Dive Brief:
- The Securities and Exchange Commission (SEC) this week proposed enhanced disclosures that would require companies executing a stock buyback to let investors know the purpose behind the program and whether any executives bought or sold shares 10 days before or after the repurchase.
- "Share buybacks have become a significant component of how public issuers return capital to shareholders," SEC Chair Gary Gensler said in a statement. "I think we can lessen the information asymmetries between issuers and investors through enhanced timeliness and granularity of disclosures that today’s proposal would provide."
- In addition to requiring companies to explain the rationale for the buyback, they’re to explain what process they used to determine the amount of repurchases and whether any restrictions are in place for company officers buying or selling shares under a program, among other things.
Dive Insight:
The proposal introduces a Form SR that companies are to submit to the SEC by the end of the next business day after a share repurchase.
The form requires disclosure of the date of the repurchase, the kind of securities purchased, how many, at what average price and how many were purchased on the open market, among other things.

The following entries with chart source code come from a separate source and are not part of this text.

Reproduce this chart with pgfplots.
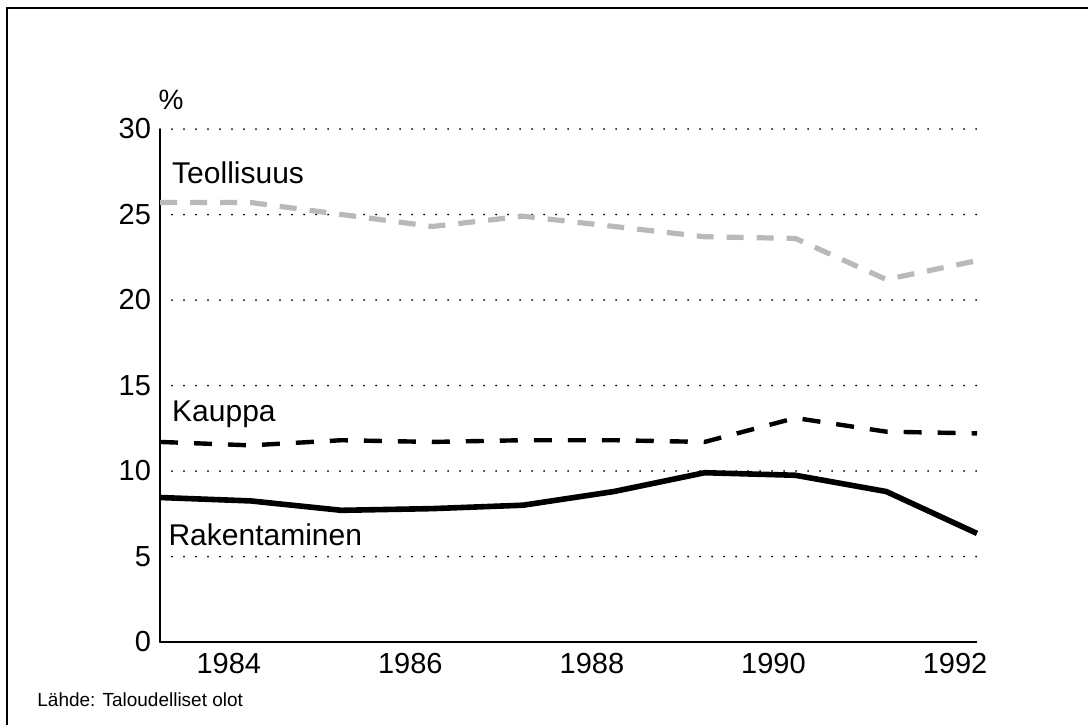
\documentclass[border=0pt]{standalone}
\usepackage{fontspec}
\setmainfont{Liberation Sans}
\usepackage{pgfplots}
\pgfplotsset{compat=1.18}
\begin{document}
\begin{tikzpicture}
\useasboundingbox (0,0) rectangle (544pt,362.5pt);
\draw[line width=1pt] (3.5pt,0) -- (3.5pt,358.5pt) -- (544pt,358.5pt);
\begin{axis}[
  scale only axis,
  width=408.5pt, height=256.5pt,
  at={(80pt,41.5pt)}, anchor=south west,
  xmin=1983, xmax=1992, ymin=0, ymax=30,
  axis x line*=bottom, axis y line*=left,
  axis line style={line width=1pt},
  xtick={1984,1986,1988,1990,1992},
  ytick={0,5,10,15,20,25,30},
  major tick length=0pt,
  xticklabel style={font=\fontsize{14.5}{16}\selectfont, xshift=-11pt, yshift=-2pt},
  yticklabel style={font=\fontsize{14.5}{16}\selectfont, xshift=-1pt},
  /pgf/number format/assume math mode=true,
  /pgf/number format/1000 sep={},
  ymajorgrids,
  major grid style={black, line width=1pt, line cap=round, dash pattern=on 0pt off 6pt},
  clip=false,
]
\addplot[gray!55, line width=2.6pt, dash pattern=on 8.5pt off 6.5pt] coordinates {
(1983,25.7) (1984,25.7) (1985,25.0) (1986,24.3) (1987,24.9) (1988,24.3) (1989,23.7) (1990,23.6) (1991,21.2) (1992,22.3)};
\addplot[black, line width=2.2pt, dash pattern=on 9pt off 8pt] coordinates {
(1983,11.7) (1984,11.5) (1985,11.8) (1986,11.7) (1987,11.8) (1988,11.8) (1989,11.7) (1990,13.1) (1991,12.3) (1992,12.2)};
\addplot[black, line width=2.8pt] coordinates {
(1983,8.45) (1984,8.25) (1985,7.7) (1986,7.8) (1987,8.0) (1988,8.8) (1989,9.9) (1990,9.75) (1991,8.8) (1992,6.35)};
\node[anchor=base west, font=\fontsize{15}{17}\selectfont, inner sep=0pt] at (axis cs:1983.13,26.84) {Teollisuus};
\node[anchor=base west, font=\fontsize{15}{17}\selectfont, inner sep=0pt] at (axis cs:1983.13,12.87) {Kauppa};
\node[anchor=base west, font=\fontsize{15}{17}\selectfont, inner sep=0pt] at (axis cs:1983.09,5.67) {Rakentaminen};
\end{axis}
\node[font=\fontsize{14}{16}\selectfont] at (85.5pt,312.5pt) {\%};
\node[anchor=base west, font=\fontsize{9.5}{11}\selectfont, inner sep=0pt] at (18.5pt,9.5pt) {Lähde: Taloudelliset olot};
\end{tikzpicture}
\end{document}
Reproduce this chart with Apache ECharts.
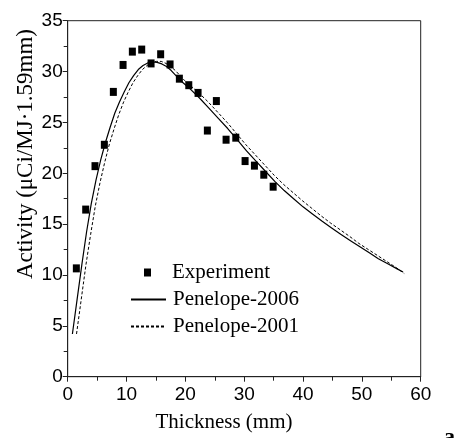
<!DOCTYPE html>
<html>
<head>
<meta charset="utf-8">
<script src="https://cdn.jsdelivr.net/npm/echarts@6/dist/echarts.min.js"></script>
<style>html,body{margin:0;padding:0;background:#fff}#c{width:456px;height:438px}</style>
</head>
<body>
<div id="c"></div>
<script>
// Experiment data
const expX = [1.47, 3.06, 4.64, 6.23, 7.76, 9.41, 10.99, 12.58, 14.17, 15.8, 17.4, 18.98, 20.58, 22.16, 23.74, 25.27, 26.92, 28.57, 30.15, 31.74, 33.33, 34.92];
const expY = [10.65, 16.43, 20.7, 22.8, 28.0, 30.65, 31.96, 32.16, 30.8, 31.7, 30.7, 29.3, 28.66, 27.9, 24.2, 27.1, 23.3, 23.5, 21.2, 20.75, 19.86, 18.68];
// Penelope-2006 (solid)
const p06X = [0.8, 1.6, 2.4, 3.2, 4.0, 4.8, 5.6, 6.4, 7.2, 8.0, 8.8, 9.6, 10.4, 11.2, 12.0, 12.8, 13.6, 14.4, 15.2, 16.0, 16.8, 17.6, 18.4, 19.2, 20.0, 20.8, 22.4, 24.0, 25.6, 27.2, 28.8, 30.4, 32.0, 33.6, 35.2, 36.8, 38.4, 40.0, 41.6, 43.2, 44.8, 46.4, 48.0, 49.6, 51.2, 52.8, 54.4, 56.0, 57.0];
const p06Y = [4.2, 7.6, 11.0, 14.2, 17.0, 19.3, 21.3, 23.0, 24.5, 25.9, 27.0, 28.0, 28.9, 29.6, 30.2, 30.6, 30.85, 30.95, 30.9, 30.75, 30.5, 30.1, 29.6, 29.1, 28.7, 28.3, 27.4, 26.4, 25.4, 24.4, 23.3, 22.2, 21.2, 20.2, 19.2, 18.3, 17.5, 16.7, 16.0, 15.3, 14.65, 14.0, 13.4, 12.8, 12.2, 11.6, 11.1, 10.6, 10.3];
// Penelope-2001 (dashed)
const p01X = [1.5, 2.3, 3.1, 3.9, 4.7, 5.5, 6.3, 7.1, 7.9, 8.7, 9.5, 10.3, 11.1, 11.9, 12.7, 13.5, 14.3, 15.1, 15.9, 16.7, 17.5, 18.3, 19.1, 19.9, 20.7, 22.3, 23.9, 25.5, 27.1, 28.7, 30.3, 31.9, 33.5, 35.1, 36.7, 38.3, 39.9, 41.5, 43.1, 44.7, 46.3, 47.9, 49.5, 51.1, 52.7, 54.3, 55.9, 57.2];
const p01Y = [4.2, 7.6, 11.0, 14.0, 16.8, 19.1, 21.1, 22.9, 24.4, 25.8, 27.0, 28.0, 28.9, 29.6, 30.2, 30.6, 30.9, 31.0, 31.0, 30.8, 30.5, 30.1, 29.6, 29.1, 28.7, 27.9, 27.0, 26.0, 25.0, 23.9, 22.8, 21.8, 20.8, 19.8, 18.9, 18.1, 17.3, 16.55, 15.8, 15.1, 14.45, 13.8, 13.1, 12.5, 11.9, 11.3, 10.7, 10.15];
// Axis ticks
const xTicks = [0, 10, 20, 30, 40, 50, 60];
const yTicks = [0, 5, 10, 15, 20, 25, 30, 35];
const seriesNames = ['Experiment', 'Penelope-2006', 'Penelope-2001'];
const xTitle = 'Thickness (mm)';
const yTitle = 'Activity (\u03BCCi/MJ\u00B71.59mm)';
const panelLabel = 'a';

const zip = (a, b) => a.map((v, i) => [v, b[i]]);
const serif = '"Liberation Serif", "Times New Roman", serif';
const sans = '"Liberation Sans", Arial, sans-serif';

const chart = echarts.init(document.getElementById('c'), null, {renderer: 'canvas'});
chart.setOption({
  animation: false,
  backgroundColor: '#fff',
  grid: {left: 67.7, right: 35.3, top: 20.7, bottom: 61.3, show: true, borderColor: '#222', borderWidth: 1, backgroundColor: 'transparent'},
  xAxis: {
    type: 'value', min: xTicks[0], max: xTicks[xTicks.length - 1], interval: 10,
    axisLine: {lineStyle: {color: '#222', width: 1}},
    axisTick: {show: true, inside: false, length: 5, lineStyle: {color: '#222'}},
    minorTick: {show: true, splitNumber: 2, length: 4, lineStyle: {color: '#222'}},
    splitLine: {show: false},
    axisLabel: {color: '#000', fontFamily: sans, fontSize: 19, margin: 9}
  },
  yAxis: {
    type: 'value', min: yTicks[0], max: yTicks[yTicks.length - 1], interval: 5,
    axisLine: {show: true, lineStyle: {color: '#222', width: 1}},
    axisTick: {show: true, inside: false, length: 5, lineStyle: {color: '#222'}},
    minorTick: {show: true, splitNumber: 2, length: 4, lineStyle: {color: '#222'}},
    splitLine: {show: false},
    axisLabel: {color: '#000', fontFamily: sans, fontSize: 19, margin: 5}
  },
  legend: [
    {
      data: [seriesNames[0]], left: 144, top: 262, orient: 'vertical', padding: 0,
      icon: 'rect', itemWidth: 7, itemHeight: 8,
      itemStyle: {opacity: 1},
      textStyle: {color: '#000', fontFamily: serif, fontSize: 21, padding: [0, 0, 0, 16]}
    },
    {
      data: [seriesNames[1], seriesNames[2]], left: 130, top: 289, orient: 'vertical', padding: 0,
      itemWidth: 35, itemHeight: 14, itemGap: 6,
      itemStyle: {opacity: 0},
      textStyle: {color: '#000', fontFamily: serif, fontSize: 21, padding: [0, 0, 0, 2]}
    }
  ],
  graphic: [
    {type: 'text', x: 26, y: 154, rotation: Math.PI / 2,
     style: {text: yTitle, font: '23px ' + serif, fill: '#000', align: 'center', verticalAlign: 'middle'}},
    {type: 'text', x: 224, y: 422,
     style: {text: xTitle, font: '21px ' + serif, fill: '#000', align: 'center', verticalAlign: 'middle'}},
    {type: 'text', x: 444, y: 426,
     style: {text: panelLabel, font: 'bold 22px ' + serif, fill: '#000', align: 'left', verticalAlign: 'top'}}
  ],
  series: [
    {name: seriesNames[0], type: 'scatter', symbol: 'rect', symbolSize: [7, 8],
     itemStyle: {color: '#000', opacity: 1}, data: zip(expX, expY), z: 5},
    {name: seriesNames[1], type: 'line', symbol: 'none', smooth: false,
     lineStyle: {color: '#000', width: 1.2, type: 'solid'}, itemStyle: {color: '#000'}, data: zip(p06X, p06Y)},
    {name: seriesNames[2], type: 'line', symbol: 'none', smooth: false,
     lineStyle: {color: '#000', width: 1, type: [3, 2]}, itemStyle: {color: '#000'}, data: zip(p01X, p01Y)}
  ]
});
</script>
</body>
</html>
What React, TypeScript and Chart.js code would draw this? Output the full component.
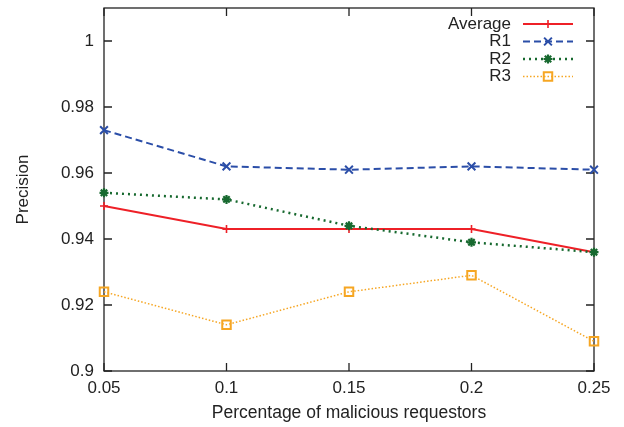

The more substantive requirements, involving the rationale for the repurchases and how the amount of shares were determined, aren’t included on the Form SR but are part of enhanced periodic disclosure requirements.
Under scrutiny
The SEC isn't the only entity looking at buybacks. The House last month passed a 1% tax on buybacks as part of its $2 trillion Build Back Better social-spending legislation, a version of which the Senate could take up soon. Whether the Senate will keep the tax isn't clear, but earlier this year Sen. Ron Wyden (D-Ore.), chair of the tax-writing Finance Committee, introduced a bill to tax buybacks at 2%.
Wyden says the tax is intended to encourage companies to plow profits back into the business to increase productivity rather than enrich shareholders by reducing dilution.
The SEC is taking public comments on its enhanced disclosures for 45 days once the proposal is published.